» Given task:
Copy each line of the data below exactly, leaving out pictures.

» Entries:
#####

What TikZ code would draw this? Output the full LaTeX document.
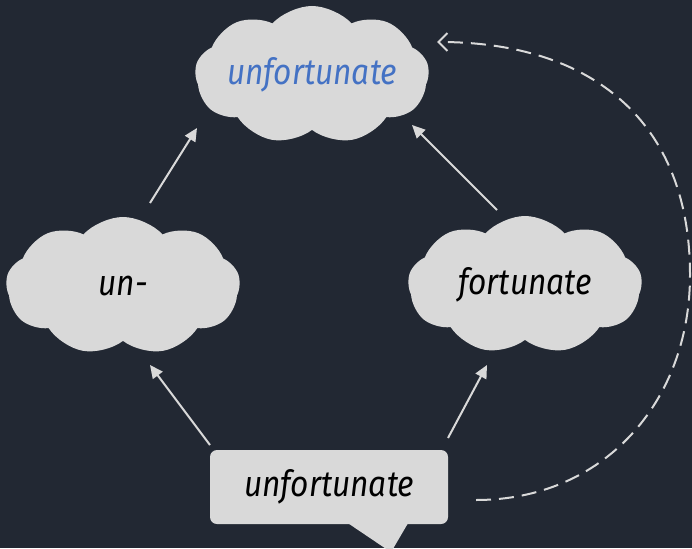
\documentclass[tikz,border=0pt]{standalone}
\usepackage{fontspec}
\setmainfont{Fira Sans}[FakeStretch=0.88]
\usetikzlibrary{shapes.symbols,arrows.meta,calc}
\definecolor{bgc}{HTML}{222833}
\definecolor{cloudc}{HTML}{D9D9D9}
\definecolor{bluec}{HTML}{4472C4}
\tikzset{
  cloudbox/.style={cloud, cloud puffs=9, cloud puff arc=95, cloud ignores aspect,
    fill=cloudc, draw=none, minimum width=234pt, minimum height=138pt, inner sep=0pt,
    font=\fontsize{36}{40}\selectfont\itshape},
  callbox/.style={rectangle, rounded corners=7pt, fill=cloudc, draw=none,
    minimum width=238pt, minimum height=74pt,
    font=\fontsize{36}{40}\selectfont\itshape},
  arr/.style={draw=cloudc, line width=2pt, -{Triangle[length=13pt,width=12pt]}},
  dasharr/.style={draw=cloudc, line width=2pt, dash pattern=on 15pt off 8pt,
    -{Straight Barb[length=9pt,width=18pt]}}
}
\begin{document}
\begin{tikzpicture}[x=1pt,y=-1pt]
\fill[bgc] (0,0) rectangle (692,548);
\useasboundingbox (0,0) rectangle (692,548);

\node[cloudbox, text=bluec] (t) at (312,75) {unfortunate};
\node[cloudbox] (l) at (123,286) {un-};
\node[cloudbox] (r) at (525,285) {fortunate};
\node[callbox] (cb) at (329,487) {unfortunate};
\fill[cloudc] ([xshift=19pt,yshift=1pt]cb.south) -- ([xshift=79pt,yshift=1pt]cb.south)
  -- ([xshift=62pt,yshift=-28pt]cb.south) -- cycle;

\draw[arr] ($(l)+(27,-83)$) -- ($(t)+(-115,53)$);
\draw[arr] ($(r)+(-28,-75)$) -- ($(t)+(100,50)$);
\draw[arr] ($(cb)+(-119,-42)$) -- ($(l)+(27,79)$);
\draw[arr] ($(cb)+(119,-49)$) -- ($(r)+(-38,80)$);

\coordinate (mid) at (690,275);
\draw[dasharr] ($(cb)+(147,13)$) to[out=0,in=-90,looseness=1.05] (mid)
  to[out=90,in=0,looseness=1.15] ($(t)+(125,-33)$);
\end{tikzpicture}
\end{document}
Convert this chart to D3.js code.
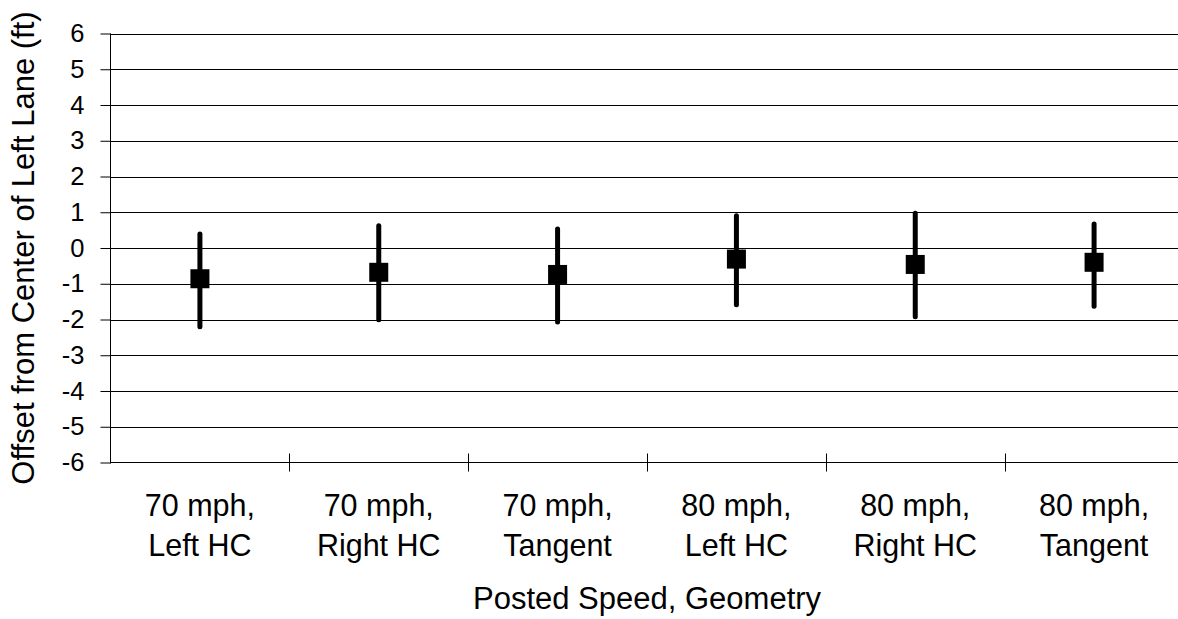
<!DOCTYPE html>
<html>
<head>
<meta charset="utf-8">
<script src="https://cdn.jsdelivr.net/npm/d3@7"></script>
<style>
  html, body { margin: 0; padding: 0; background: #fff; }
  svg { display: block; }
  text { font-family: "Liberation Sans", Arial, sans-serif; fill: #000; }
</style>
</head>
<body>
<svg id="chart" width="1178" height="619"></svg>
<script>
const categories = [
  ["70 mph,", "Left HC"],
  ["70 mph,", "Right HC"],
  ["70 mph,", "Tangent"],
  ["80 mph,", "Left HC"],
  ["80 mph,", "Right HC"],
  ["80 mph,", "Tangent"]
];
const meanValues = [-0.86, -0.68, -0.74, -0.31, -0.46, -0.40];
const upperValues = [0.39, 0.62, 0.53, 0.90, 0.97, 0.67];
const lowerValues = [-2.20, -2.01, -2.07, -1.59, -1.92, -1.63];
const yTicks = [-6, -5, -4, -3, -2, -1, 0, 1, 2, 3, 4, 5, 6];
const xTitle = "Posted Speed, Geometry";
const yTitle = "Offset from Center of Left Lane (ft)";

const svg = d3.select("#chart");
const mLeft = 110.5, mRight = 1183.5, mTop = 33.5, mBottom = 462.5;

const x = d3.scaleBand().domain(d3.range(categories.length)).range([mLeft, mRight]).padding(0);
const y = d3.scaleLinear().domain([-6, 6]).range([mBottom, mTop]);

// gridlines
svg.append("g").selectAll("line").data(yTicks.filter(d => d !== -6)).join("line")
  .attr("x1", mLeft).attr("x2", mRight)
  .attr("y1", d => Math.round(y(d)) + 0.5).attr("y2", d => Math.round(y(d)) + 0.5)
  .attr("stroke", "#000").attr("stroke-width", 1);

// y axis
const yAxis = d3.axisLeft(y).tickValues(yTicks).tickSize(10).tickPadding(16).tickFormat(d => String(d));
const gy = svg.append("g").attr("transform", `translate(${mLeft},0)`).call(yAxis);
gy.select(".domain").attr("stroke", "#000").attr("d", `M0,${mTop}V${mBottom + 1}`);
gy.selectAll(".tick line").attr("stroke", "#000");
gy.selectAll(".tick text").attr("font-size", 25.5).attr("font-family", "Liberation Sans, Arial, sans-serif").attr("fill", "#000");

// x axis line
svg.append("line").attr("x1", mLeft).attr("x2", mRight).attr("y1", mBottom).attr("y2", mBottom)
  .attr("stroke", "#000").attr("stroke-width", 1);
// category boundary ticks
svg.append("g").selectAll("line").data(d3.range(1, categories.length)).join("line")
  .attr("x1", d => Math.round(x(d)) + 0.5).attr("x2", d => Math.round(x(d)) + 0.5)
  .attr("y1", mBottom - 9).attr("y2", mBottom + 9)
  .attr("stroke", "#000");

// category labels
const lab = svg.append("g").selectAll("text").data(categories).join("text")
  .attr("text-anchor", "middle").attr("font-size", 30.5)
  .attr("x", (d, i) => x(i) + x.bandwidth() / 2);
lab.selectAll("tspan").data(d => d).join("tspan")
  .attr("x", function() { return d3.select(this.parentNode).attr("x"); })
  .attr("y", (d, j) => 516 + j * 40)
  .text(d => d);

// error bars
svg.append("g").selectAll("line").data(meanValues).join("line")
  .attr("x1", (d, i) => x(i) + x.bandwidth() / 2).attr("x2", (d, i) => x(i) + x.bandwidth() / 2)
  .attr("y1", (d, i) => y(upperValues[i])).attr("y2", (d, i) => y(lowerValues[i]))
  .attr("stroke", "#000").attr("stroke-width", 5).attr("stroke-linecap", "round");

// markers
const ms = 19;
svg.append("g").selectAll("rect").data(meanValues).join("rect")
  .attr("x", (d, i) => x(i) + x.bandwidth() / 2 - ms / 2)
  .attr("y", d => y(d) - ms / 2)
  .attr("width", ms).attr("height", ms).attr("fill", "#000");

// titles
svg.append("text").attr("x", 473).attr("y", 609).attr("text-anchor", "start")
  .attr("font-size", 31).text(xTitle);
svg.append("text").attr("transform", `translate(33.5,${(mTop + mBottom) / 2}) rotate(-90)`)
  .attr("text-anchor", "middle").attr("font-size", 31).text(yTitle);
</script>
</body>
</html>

#####

» Answer to this exercise:
What TikZ code would draw this? Output the full LaTeX document.
\documentclass[tikz,border=0pt]{standalone}
\usepackage{fontspec}
\setmainfont{Fira Sans}[FakeStretch=0.88]
\usetikzlibrary{shapes.symbols,arrows.meta,calc}
\definecolor{bgc}{HTML}{222833}
\definecolor{cloudc}{HTML}{D9D9D9}
\definecolor{bluec}{HTML}{4472C4}
\tikzset{
  cloudbox/.style={cloud, cloud puffs=9, cloud puff arc=95, cloud ignores aspect,
    fill=cloudc, draw=none, minimum width=234pt, minimum height=138pt, inner sep=0pt,
    font=\fontsize{36}{40}\selectfont\itshape},
  callbox/.style={rectangle, rounded corners=7pt, fill=cloudc, draw=none,
    minimum width=238pt, minimum height=74pt,
    font=\fontsize{36}{40}\selectfont\itshape},
  arr/.style={draw=cloudc, line width=2pt, -{Triangle[length=13pt,width=12pt]}},
  dasharr/.style={draw=cloudc, line width=2pt, dash pattern=on 15pt off 8pt,
    -{Straight Barb[length=9pt,width=18pt]}}
}
\begin{document}
\begin{tikzpicture}[x=1pt,y=-1pt]
\fill[bgc] (0,0) rectangle (692,548);
\useasboundingbox (0,0) rectangle (692,548);

\node[cloudbox, text=bluec] (t) at (312,75) {unfortunate};
\node[cloudbox] (l) at (123,286) {un-};
\node[cloudbox] (r) at (525,285) {fortunate};
\node[callbox] (cb) at (329,487) {unfortunate};
\fill[cloudc] ([xshift=19pt,yshift=1pt]cb.south) -- ([xshift=79pt,yshift=1pt]cb.south)
  -- ([xshift=62pt,yshift=-28pt]cb.south) -- cycle;

\draw[arr] ($(l)+(27,-83)$) -- ($(t)+(-115,53)$);
\draw[arr] ($(r)+(-28,-75)$) -- ($(t)+(100,50)$);
\draw[arr] ($(cb)+(-119,-42)$) -- ($(l)+(27,79)$);
\draw[arr] ($(cb)+(119,-49)$) -- ($(r)+(-38,80)$);

\coordinate (mid) at (690,275);
\draw[dasharr] ($(cb)+(147,13)$) to[out=0,in=-90,looseness=1.05] (mid)
  to[out=90,in=0,looseness=1.15] ($(t)+(125,-33)$);
\end{tikzpicture}
\end{document}
Convert this chart to D3.js code.
<!DOCTYPE html>
<html>
<head>
<meta charset="utf-8">
<script src="https://cdn.jsdelivr.net/npm/d3@7"></script>
<style>
  html, body { margin: 0; padding: 0; background: #fff; }
  svg { display: block; }
  text { font-family: "Liberation Sans", Arial, sans-serif; fill: #000; }
</style>
</head>
<body>
<svg id="chart" width="1178" height="619"></svg>
<script>
const categories = [
  ["70 mph,", "Left HC"],
  ["70 mph,", "Right HC"],
  ["70 mph,", "Tangent"],
  ["80 mph,", "Left HC"],
  ["80 mph,", "Right HC"],
  ["80 mph,", "Tangent"]
];
const meanValues = [-0.86, -0.68, -0.74, -0.31, -0.46, -0.40];
const upperValues = [0.39, 0.62, 0.53, 0.90, 0.97, 0.67];
const lowerValues = [-2.20, -2.01, -2.07, -1.59, -1.92, -1.63];
const yTicks = [-6, -5, -4, -3, -2, -1, 0, 1, 2, 3, 4, 5, 6];
const xTitle = "Posted Speed, Geometry";
const yTitle = "Offset from Center of Left Lane (ft)";

const svg = d3.select("#chart");
const mLeft = 110.5, mRight = 1183.5, mTop = 33.5, mBottom = 462.5;

const x = d3.scaleBand().domain(d3.range(categories.length)).range([mLeft, mRight]).padding(0);
const y = d3.scaleLinear().domain([-6, 6]).range([mBottom, mTop]);

// gridlines
svg.append("g").selectAll("line").data(yTicks.filter(d => d !== -6)).join("line")
  .attr("x1", mLeft).attr("x2", mRight)
  .attr("y1", d => Math.round(y(d)) + 0.5).attr("y2", d => Math.round(y(d)) + 0.5)
  .attr("stroke", "#000").attr("stroke-width", 1);

// y axis
const yAxis = d3.axisLeft(y).tickValues(yTicks).tickSize(10).tickPadding(16).tickFormat(d => String(d));
const gy = svg.append("g").attr("transform", `translate(${mLeft},0)`).call(yAxis);
gy.select(".domain").attr("stroke", "#000").attr("d", `M0,${mTop}V${mBottom + 1}`);
gy.selectAll(".tick line").attr("stroke", "#000");
gy.selectAll(".tick text").attr("font-size", 25.5).attr("font-family", "Liberation Sans, Arial, sans-serif").attr("fill", "#000");

// x axis line
svg.append("line").attr("x1", mLeft).attr("x2", mRight).attr("y1", mBottom).attr("y2", mBottom)
  .attr("stroke", "#000").attr("stroke-width", 1);
// category boundary ticks
svg.append("g").selectAll("line").data(d3.range(1, categories.length)).join("line")
  .attr("x1", d => Math.round(x(d)) + 0.5).attr("x2", d => Math.round(x(d)) + 0.5)
  .attr("y1", mBottom - 9).attr("y2", mBottom + 9)
  .attr("stroke", "#000");

// category labels
const lab = svg.append("g").selectAll("text").data(categories).join("text")
  .attr("text-anchor", "middle").attr("font-size", 30.5)
  .attr("x", (d, i) => x(i) + x.bandwidth() / 2);
lab.selectAll("tspan").data(d => d).join("tspan")
  .attr("x", function() { return d3.select(this.parentNode).attr("x"); })
  .attr("y", (d, j) => 516 + j * 40)
  .text(d => d);

// error bars
svg.append("g").selectAll("line").data(meanValues).join("line")
  .attr("x1", (d, i) => x(i) + x.bandwidth() / 2).attr("x2", (d, i) => x(i) + x.bandwidth() / 2)
  .attr("y1", (d, i) => y(upperValues[i])).attr("y2", (d, i) => y(lowerValues[i]))
  .attr("stroke", "#000").attr("stroke-width", 5).attr("stroke-linecap", "round");

// markers
const ms = 19;
svg.append("g").selectAll("rect").data(meanValues).join("rect")
  .attr("x", (d, i) => x(i) + x.bandwidth() / 2 - ms / 2)
  .attr("y", d => y(d) - ms / 2)
  .attr("width", ms).attr("height", ms).attr("fill", "#000");

// titles
svg.append("text").attr("x", 473).attr("y", 609).attr("text-anchor", "start")
  .attr("font-size", 31).text(xTitle);
svg.append("text").attr("transform", `translate(33.5,${(mTop + mBottom) / 2}) rotate(-90)`)
  .attr("text-anchor", "middle").attr("font-size", 31).text(yTitle);
</script>
</body>
</html>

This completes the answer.